### What to do
Print the listing in its entirety and exactly, leaving out images.

┌──

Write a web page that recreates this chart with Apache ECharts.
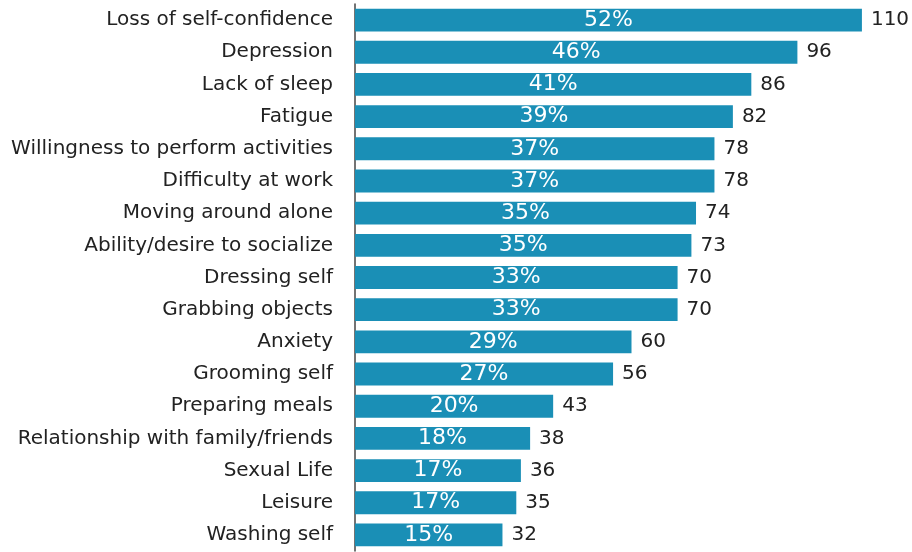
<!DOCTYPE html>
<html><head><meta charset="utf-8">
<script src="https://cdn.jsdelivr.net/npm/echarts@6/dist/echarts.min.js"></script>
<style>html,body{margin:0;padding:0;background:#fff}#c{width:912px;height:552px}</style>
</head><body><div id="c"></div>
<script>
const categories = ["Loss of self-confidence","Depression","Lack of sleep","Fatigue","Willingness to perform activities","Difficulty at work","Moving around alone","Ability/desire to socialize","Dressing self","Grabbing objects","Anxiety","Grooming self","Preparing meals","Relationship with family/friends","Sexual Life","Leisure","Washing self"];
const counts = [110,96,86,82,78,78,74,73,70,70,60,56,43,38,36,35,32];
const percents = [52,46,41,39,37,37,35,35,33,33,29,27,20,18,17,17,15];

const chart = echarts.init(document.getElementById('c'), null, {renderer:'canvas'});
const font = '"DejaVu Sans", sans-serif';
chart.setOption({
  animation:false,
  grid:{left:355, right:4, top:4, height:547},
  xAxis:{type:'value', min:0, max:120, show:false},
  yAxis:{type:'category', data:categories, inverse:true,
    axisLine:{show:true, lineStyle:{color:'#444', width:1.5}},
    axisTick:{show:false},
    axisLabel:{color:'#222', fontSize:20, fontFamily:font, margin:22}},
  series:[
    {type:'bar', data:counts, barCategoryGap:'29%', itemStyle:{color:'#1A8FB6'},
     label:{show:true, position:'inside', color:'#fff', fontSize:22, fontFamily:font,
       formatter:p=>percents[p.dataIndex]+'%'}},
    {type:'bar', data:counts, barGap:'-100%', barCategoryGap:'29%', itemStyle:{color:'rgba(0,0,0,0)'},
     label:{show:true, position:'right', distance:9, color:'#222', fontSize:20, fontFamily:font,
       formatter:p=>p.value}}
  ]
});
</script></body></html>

└──

### Task solution
Write a web page that recreates this chart with Apache ECharts.
<!DOCTYPE html>
<html><head><meta charset="utf-8">
<script src="https://cdn.jsdelivr.net/npm/echarts@6/dist/echarts.min.js"></script>
<style>html,body{margin:0;padding:0;background:#fff}#c{width:912px;height:552px}</style>
</head><body><div id="c"></div>
<script>
const categories = ["Loss of self-confidence","Depression","Lack of sleep","Fatigue","Willingness to perform activities","Difficulty at work","Moving around alone","Ability/desire to socialize","Dressing self","Grabbing objects","Anxiety","Grooming self","Preparing meals","Relationship with family/friends","Sexual Life","Leisure","Washing self"];
const counts = [110,96,86,82,78,78,74,73,70,70,60,56,43,38,36,35,32];
const percents = [52,46,41,39,37,37,35,35,33,33,29,27,20,18,17,17,15];

const chart = echarts.init(document.getElementById('c'), null, {renderer:'canvas'});
const font = '"DejaVu Sans", sans-serif';
chart.setOption({
  animation:false,
  grid:{left:355, right:4, top:4, height:547},
  xAxis:{type:'value', min:0, max:120, show:false},
  yAxis:{type:'category', data:categories, inverse:true,
    axisLine:{show:true, lineStyle:{color:'#444', width:1.5}},
    axisTick:{show:false},
    axisLabel:{color:'#222', fontSize:20, fontFamily:font, margin:22}},
  series:[
    {type:'bar', data:counts, barCategoryGap:'29%', itemStyle:{color:'#1A8FB6'},
     label:{show:true, position:'inside', color:'#fff', fontSize:22, fontFamily:font,
       formatter:p=>percents[p.dataIndex]+'%'}},
    {type:'bar', data:counts, barGap:'-100%', barCategoryGap:'29%', itemStyle:{color:'rgba(0,0,0,0)'},
     label:{show:true, position:'right', distance:9, color:'#222', fontSize:20, fontFamily:font,
       formatter:p=>p.value}}
  ]
});
</script></body></html>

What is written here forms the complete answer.